В целом Родченко движется в том же направлении, что и значительная часть современного ему модернистского искусства – в сторону эстетики «новой вещественности», опосредованной методами монтажа, апроприации, новыми, репродукционными, технологиями, а главное, интегрированной в идеологическую программу производственничества. Постепенно элементы дадаизма исчезают из его работ, так же как элементы супрематической графики – из работ Клуциса и Лисицкого. Это происходит по мере того, как художники осваиваются в роли «производственников» и агитаторов. Дис­ком­му­ни­ка­тив­но­сти и аномии не ме­сто в про­па­ган­ди­ст­ском или информационном плакате. По­сла­ние долж­но счи­ты­вать­ся яс­но и убе­ди­тель­но. Текст под­дер­жи­ва­ет изо­бра­же­ние, а изо­бра­же­ние – текст.
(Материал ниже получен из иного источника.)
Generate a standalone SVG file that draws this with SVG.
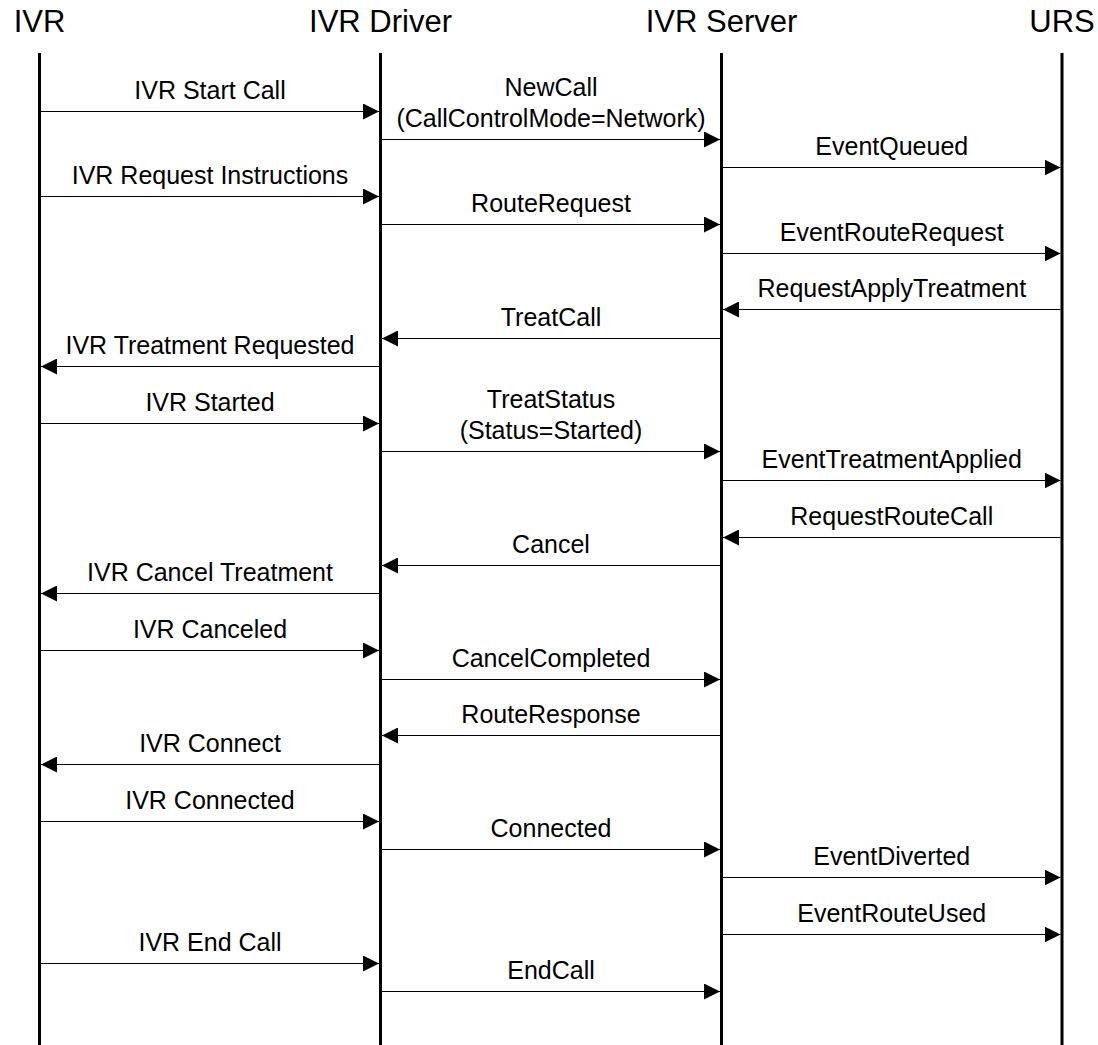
<svg xmlns="http://www.w3.org/2000/svg" width="1098" height="1045" viewBox="0 0 1098 1045">
<style>
.title{font-family:"Liberation Sans",Arial,sans-serif;font-size:31px;fill:#000;text-anchor:middle}
.lbl{font-family:"Liberation Sans",Arial,sans-serif;font-size:25px;fill:#000;text-anchor:middle}
.life{stroke:#000;stroke-width:3;fill:none}
.msg{stroke:#000;stroke-width:1;fill:none;marker-end:url(#ah)}
</style>
<defs>
<marker id="ah" markerUnits="userSpaceOnUse" markerWidth="16" markerHeight="16" viewBox="0 0 16 16" refX="16" refY="8" orient="auto">
<path d="M0,0 L16,8 L0,16 Z" fill="#000"/>
</marker>
</defs>
<rect width="1098" height="1045" fill="#fff"/>
<g id="ivr">
<text class="title" x="39.5" y="32">IVR</text>
<line class="life" x1="39.5" y1="53" x2="39.5" y2="1045"/>
</g>
<g id="ivr-driver">
<text class="title" x="380.5" y="32">IVR Driver</text>
<line class="life" x1="380.5" y1="53" x2="380.5" y2="1045"/>
</g>
<g id="ivr-server">
<text class="title" x="721.5" y="32">IVR Server</text>
<line class="life" x1="721.5" y1="53" x2="721.5" y2="1045"/>
</g>
<g id="urs">
<text class="title" x="1062" y="32">URS</text>
<line class="life" x1="1062" y1="53" x2="1062" y2="1045"/>
</g>
<g id="connectors">
<line class="msg" x1="41" y1="111.5" x2="379" y2="111.5"/>
<text class="lbl" x="210" y="99">IVR Start Call</text>

<line class="msg" x1="382" y1="139.5" x2="720" y2="139.5"/>
<text class="lbl" x="551" y="95.5">NewCall</text>
<text class="lbl" x="551" y="126.5">(CallControlMode=Network)</text>

<line class="msg" x1="723" y1="167.5" x2="1060.5" y2="167.5"/>
<text class="lbl" x="891.75" y="155">EventQueued</text>

<line class="msg" x1="41" y1="196.5" x2="379" y2="196.5"/>
<text class="lbl" x="210" y="184">IVR Request Instructions</text>

<line class="msg" x1="382" y1="224.5" x2="720" y2="224.5"/>
<text class="lbl" x="551" y="212">RouteRequest</text>

<line class="msg" x1="723" y1="253.5" x2="1060.5" y2="253.5"/>
<text class="lbl" x="891.75" y="241">EventRouteRequest</text>

<line class="msg" x1="1060.5" y1="309.5" x2="723" y2="309.5"/>
<text class="lbl" x="891.75" y="297">RequestApplyTreatment</text>

<line class="msg" x1="720" y1="338.5" x2="382" y2="338.5"/>
<text class="lbl" x="551" y="326">TreatCall</text>

<line class="msg" x1="379" y1="366.5" x2="41" y2="366.5"/>
<text class="lbl" x="210" y="354">IVR Treatment Requested</text>

<line class="msg" x1="41" y1="423.5" x2="379" y2="423.5"/>
<text class="lbl" x="210" y="411">IVR Started</text>

<line class="msg" x1="382" y1="451.5" x2="720" y2="451.5"/>
<text class="lbl" x="551" y="407.5">TreatStatus</text>
<text class="lbl" x="551" y="438.5">(Status=Started)</text>

<line class="msg" x1="723" y1="480.5" x2="1060.5" y2="480.5"/>
<text class="lbl" x="891.75" y="468">EventTreatmentApplied</text>

<line class="msg" x1="1060.5" y1="537.5" x2="723" y2="537.5"/>
<text class="lbl" x="891.75" y="525">RequestRouteCall</text>

<line class="msg" x1="720" y1="565.5" x2="382" y2="565.5"/>
<text class="lbl" x="551" y="553">Cancel</text>

<line class="msg" x1="379" y1="593.5" x2="41" y2="593.5"/>
<text class="lbl" x="210" y="581">IVR Cancel Treatment</text>

<line class="msg" x1="41" y1="650.5" x2="379" y2="650.5"/>
<text class="lbl" x="210" y="638">IVR Canceled</text>

<line class="msg" x1="382" y1="679.5" x2="720" y2="679.5"/>
<text class="lbl" x="551" y="667">CancelCompleted</text>

<line class="msg" x1="720" y1="735.5" x2="382" y2="735.5"/>
<text class="lbl" x="551" y="723">RouteResponse</text>

<line class="msg" x1="379" y1="764.5" x2="41" y2="764.5"/>
<text class="lbl" x="210" y="752">IVR Connect</text>

<line class="msg" x1="41" y1="821.5" x2="379" y2="821.5"/>
<text class="lbl" x="210" y="809">IVR Connected</text>

<line class="msg" x1="382" y1="849.5" x2="720" y2="849.5"/>
<text class="lbl" x="551" y="837">Connected</text>

<line class="msg" x1="723" y1="877.5" x2="1060.5" y2="877.5"/>
<text class="lbl" x="891.75" y="865">EventDiverted</text>

<line class="msg" x1="723" y1="934.5" x2="1060.5" y2="934.5"/>
<text class="lbl" x="891.75" y="922">EventRouteUsed</text>

<line class="msg" x1="41" y1="963.5" x2="379" y2="963.5"/>
<text class="lbl" x="210" y="951">IVR End Call</text>

<line class="msg" x1="382" y1="991.5" x2="720" y2="991.5"/>
<text class="lbl" x="551" y="979">EndCall</text>
</g>
</svg>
Финальной точкой переходного периода, инициированного первыми фотомонтажами, следует считать 1924 год, когда фотография превращается в доминирующую технологию визуальной репрезентации, когда резко возрастает количество фотографической продукции производственников, когда появляются первые теоретические тексты, отводящие репродукционным медиа решающую роль в построении социалистической культуры, и когда художники-авангардисты, взяв в руки фотокамеры, переходят от лабораторных экспериментов с новой техникой и создания единичных, уникальных объектов, тесно связанных с классическими моделями модернистского искусства, к утилитарным и массовым формам использования фотографии в целях рекламы, пропаганды и дизайна.

Этот переход подготовлен логикой развития русского авангарда во второй половине 10-х годов. Особую роль при этом, как мы видели, сыграл монтаж и понимание произведения как внутренне противоречивого, парадоксального, диалектического единства гетерогенных элементов, которое приходит на смену единству «гармоническому» и мотивированному репрезентативной функцией. Использование фотографии поначалу даже радикализует монтажный принцип, так как в качестве опорного элемента конструкции здесь выступает уже не геометрическая фигура, гомогенная этой конструкции, и не кусок материала, очищенного от его предметных связей, а документальный образ, образующий сильный противовес абстрактной структуре целого.

Параллельно освоению фототехники и переходу от использования реди-мейд-образов к самостоятельному производству фотографического «сырья» в практике фотомонтажа происходят определенные изменения. Во-первых, воз­рас­та­ет цен­ность от­дель­но­го изображения: пе­ред на­ми уже не ку­ча ви­зу­аль­но­го му­со­ра, как это было в ранних работах Родченко, а ско­рее цен­ная на­ход­ка, из­вле­чен­ная из этой ку­чи. Развитие фотомонтажа, как писала Варвара Степанова, «идет в плоскости утверждения фотографии как таковой, фотоснимок приобретает все большее самостоятельное значение»72. Фотомонтажи разных авторов, созданные после 1924 года, обычно строятся на сопоставлении немногочисленных, тщательно отобранных изображений. Особенно характерен прием дублирования или варьирования одного изображения, часто встречающийся у Клуциса и художников его круга (Сергея Сенькина, Валентины Кулагиной, Натальи Пинус, Николая Долгорукова): смысл его заключается в том, чтобы внести в изображение разбивку, «ритм опространствливания», т. е. перевести миметический образ в дискурсивный режим, преодолев его пассивную фактичность.